The problem
Pictures are to be left out. Copy exactly the lines from the one containing "Write a web" to the one containing "const watermark = '未店';", both ends kept.

Dataset records
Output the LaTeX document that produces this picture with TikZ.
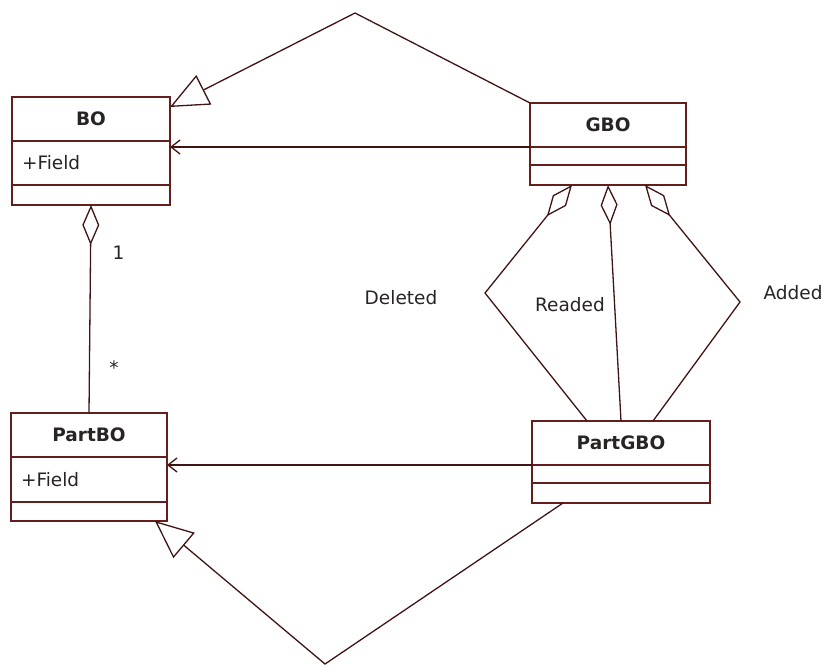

--

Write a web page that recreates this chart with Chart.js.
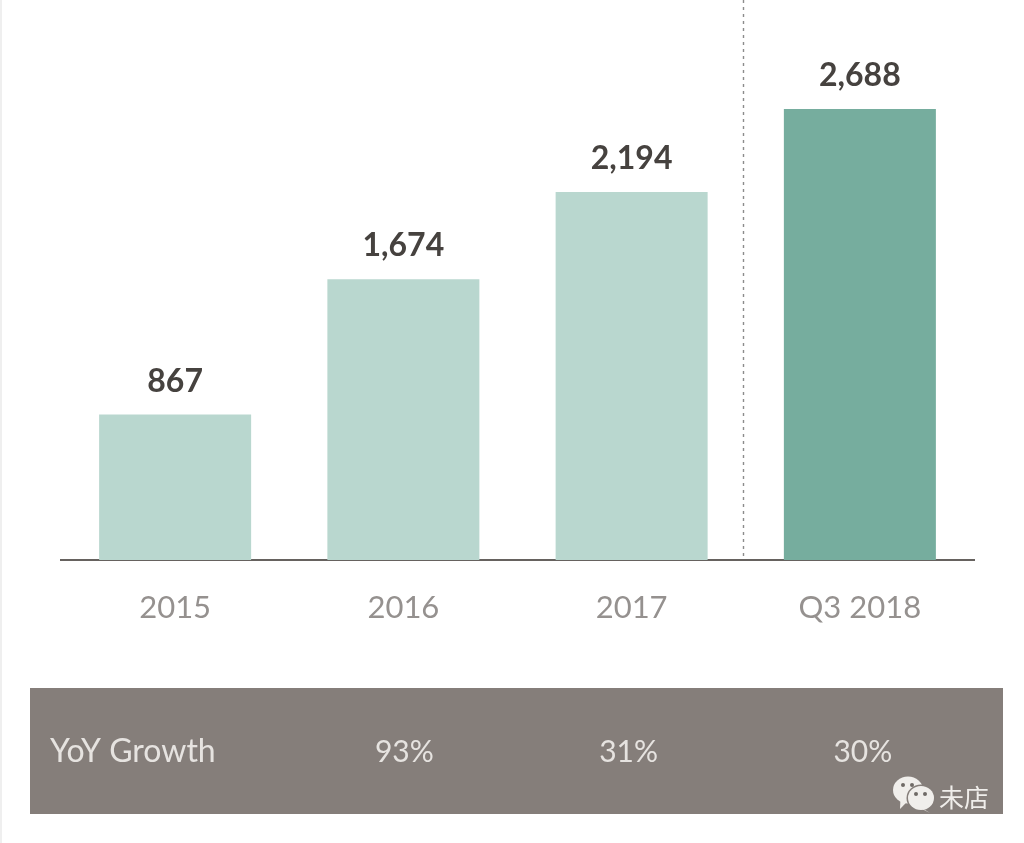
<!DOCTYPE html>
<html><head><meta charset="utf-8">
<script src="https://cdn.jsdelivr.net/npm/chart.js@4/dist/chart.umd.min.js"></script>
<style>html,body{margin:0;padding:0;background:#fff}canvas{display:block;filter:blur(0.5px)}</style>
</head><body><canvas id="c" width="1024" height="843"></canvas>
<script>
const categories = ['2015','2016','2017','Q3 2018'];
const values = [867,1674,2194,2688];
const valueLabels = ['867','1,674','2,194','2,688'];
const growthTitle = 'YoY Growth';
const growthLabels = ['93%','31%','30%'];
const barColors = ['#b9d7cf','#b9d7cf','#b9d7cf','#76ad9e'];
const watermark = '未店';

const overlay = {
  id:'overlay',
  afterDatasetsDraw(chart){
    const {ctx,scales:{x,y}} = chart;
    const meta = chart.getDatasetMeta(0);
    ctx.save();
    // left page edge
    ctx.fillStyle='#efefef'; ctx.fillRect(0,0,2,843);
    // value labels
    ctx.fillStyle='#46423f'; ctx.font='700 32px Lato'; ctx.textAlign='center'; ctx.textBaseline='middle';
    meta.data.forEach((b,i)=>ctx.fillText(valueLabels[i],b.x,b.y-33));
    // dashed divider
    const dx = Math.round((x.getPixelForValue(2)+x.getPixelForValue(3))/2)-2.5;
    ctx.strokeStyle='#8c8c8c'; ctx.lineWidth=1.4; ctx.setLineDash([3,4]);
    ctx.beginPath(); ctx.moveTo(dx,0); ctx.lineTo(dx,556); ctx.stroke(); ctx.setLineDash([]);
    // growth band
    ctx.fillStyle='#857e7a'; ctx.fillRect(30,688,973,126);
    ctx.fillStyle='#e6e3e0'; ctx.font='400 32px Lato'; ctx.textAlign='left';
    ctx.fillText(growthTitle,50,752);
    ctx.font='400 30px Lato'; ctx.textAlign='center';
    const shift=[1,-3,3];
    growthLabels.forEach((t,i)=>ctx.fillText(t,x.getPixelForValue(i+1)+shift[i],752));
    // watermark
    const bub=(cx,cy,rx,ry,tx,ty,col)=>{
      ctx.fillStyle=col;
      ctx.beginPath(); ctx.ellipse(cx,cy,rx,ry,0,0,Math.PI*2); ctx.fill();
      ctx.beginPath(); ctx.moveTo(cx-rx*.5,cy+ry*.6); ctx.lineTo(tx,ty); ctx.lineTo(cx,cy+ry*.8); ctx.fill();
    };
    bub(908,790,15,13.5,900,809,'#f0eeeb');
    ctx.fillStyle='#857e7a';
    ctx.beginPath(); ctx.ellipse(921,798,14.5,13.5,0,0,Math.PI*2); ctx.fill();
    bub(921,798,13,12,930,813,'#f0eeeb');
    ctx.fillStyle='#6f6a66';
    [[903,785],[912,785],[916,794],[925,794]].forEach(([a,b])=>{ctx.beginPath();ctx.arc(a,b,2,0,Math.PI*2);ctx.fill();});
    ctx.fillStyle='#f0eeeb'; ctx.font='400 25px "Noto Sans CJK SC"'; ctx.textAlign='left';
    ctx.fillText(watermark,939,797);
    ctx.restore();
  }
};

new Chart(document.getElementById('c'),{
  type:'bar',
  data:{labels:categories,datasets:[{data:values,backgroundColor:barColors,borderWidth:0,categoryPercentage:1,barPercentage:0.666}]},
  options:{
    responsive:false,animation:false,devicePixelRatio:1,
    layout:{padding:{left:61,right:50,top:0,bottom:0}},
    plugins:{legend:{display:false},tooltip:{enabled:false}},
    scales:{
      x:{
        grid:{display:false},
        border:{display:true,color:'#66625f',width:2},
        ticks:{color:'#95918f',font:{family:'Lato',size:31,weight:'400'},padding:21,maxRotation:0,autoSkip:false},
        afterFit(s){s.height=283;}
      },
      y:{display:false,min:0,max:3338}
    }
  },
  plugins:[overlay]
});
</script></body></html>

* * *

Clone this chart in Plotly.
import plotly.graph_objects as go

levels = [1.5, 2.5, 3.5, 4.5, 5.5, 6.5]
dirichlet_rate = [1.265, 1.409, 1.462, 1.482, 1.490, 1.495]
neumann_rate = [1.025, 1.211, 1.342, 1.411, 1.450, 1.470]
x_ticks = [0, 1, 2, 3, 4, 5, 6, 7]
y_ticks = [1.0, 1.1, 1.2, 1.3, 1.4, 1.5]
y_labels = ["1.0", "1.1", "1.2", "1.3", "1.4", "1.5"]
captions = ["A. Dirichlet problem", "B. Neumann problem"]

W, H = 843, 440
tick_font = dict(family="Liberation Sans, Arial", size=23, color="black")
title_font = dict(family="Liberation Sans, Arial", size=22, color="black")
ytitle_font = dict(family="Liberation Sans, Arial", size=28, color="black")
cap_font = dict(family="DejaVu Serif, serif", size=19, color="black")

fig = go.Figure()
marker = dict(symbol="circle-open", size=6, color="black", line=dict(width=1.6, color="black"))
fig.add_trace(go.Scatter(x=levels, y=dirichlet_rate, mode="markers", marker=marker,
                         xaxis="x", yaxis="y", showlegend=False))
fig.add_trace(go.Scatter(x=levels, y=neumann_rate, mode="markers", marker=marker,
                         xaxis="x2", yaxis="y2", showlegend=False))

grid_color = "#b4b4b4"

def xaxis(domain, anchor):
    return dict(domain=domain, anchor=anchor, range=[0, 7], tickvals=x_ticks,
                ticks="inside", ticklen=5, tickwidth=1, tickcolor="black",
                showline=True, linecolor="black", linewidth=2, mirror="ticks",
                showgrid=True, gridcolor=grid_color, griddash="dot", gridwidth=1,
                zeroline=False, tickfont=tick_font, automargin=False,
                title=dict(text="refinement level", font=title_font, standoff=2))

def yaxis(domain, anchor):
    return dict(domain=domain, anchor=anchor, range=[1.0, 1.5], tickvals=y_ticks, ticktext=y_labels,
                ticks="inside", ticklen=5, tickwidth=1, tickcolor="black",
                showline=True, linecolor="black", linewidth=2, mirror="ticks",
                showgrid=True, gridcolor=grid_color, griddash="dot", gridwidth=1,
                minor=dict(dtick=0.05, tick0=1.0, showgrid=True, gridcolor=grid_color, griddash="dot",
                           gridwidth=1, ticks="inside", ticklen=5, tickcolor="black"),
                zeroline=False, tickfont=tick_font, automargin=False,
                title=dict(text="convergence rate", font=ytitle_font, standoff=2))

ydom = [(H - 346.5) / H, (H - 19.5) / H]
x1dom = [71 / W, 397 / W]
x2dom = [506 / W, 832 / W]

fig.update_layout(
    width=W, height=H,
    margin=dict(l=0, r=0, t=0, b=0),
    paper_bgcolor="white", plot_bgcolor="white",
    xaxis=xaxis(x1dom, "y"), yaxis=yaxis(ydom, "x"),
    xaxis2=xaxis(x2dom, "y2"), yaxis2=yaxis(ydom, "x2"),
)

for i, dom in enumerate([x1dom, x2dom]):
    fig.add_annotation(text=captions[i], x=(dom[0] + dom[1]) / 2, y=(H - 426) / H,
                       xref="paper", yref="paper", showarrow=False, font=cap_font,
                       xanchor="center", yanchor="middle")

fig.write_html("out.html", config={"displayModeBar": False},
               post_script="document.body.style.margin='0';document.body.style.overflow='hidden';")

Answer below
Write a web page that recreates this chart with Chart.js.
<!DOCTYPE html>
<html><head><meta charset="utf-8">
<script src="https://cdn.jsdelivr.net/npm/chart.js@4/dist/chart.umd.min.js"></script>
<style>html,body{margin:0;padding:0;background:#fff}canvas{display:block;filter:blur(0.5px)}</style>
</head><body><canvas id="c" width="1024" height="843"></canvas>
<script>
const categories = ['2015','2016','2017','Q3 2018'];
const values = [867,1674,2194,2688];
const valueLabels = ['867','1,674','2,194','2,688'];
const growthTitle = 'YoY Growth';
const growthLabels = ['93%','31%','30%'];
const barColors = ['#b9d7cf','#b9d7cf','#b9d7cf','#76ad9e'];
const watermark = '未店';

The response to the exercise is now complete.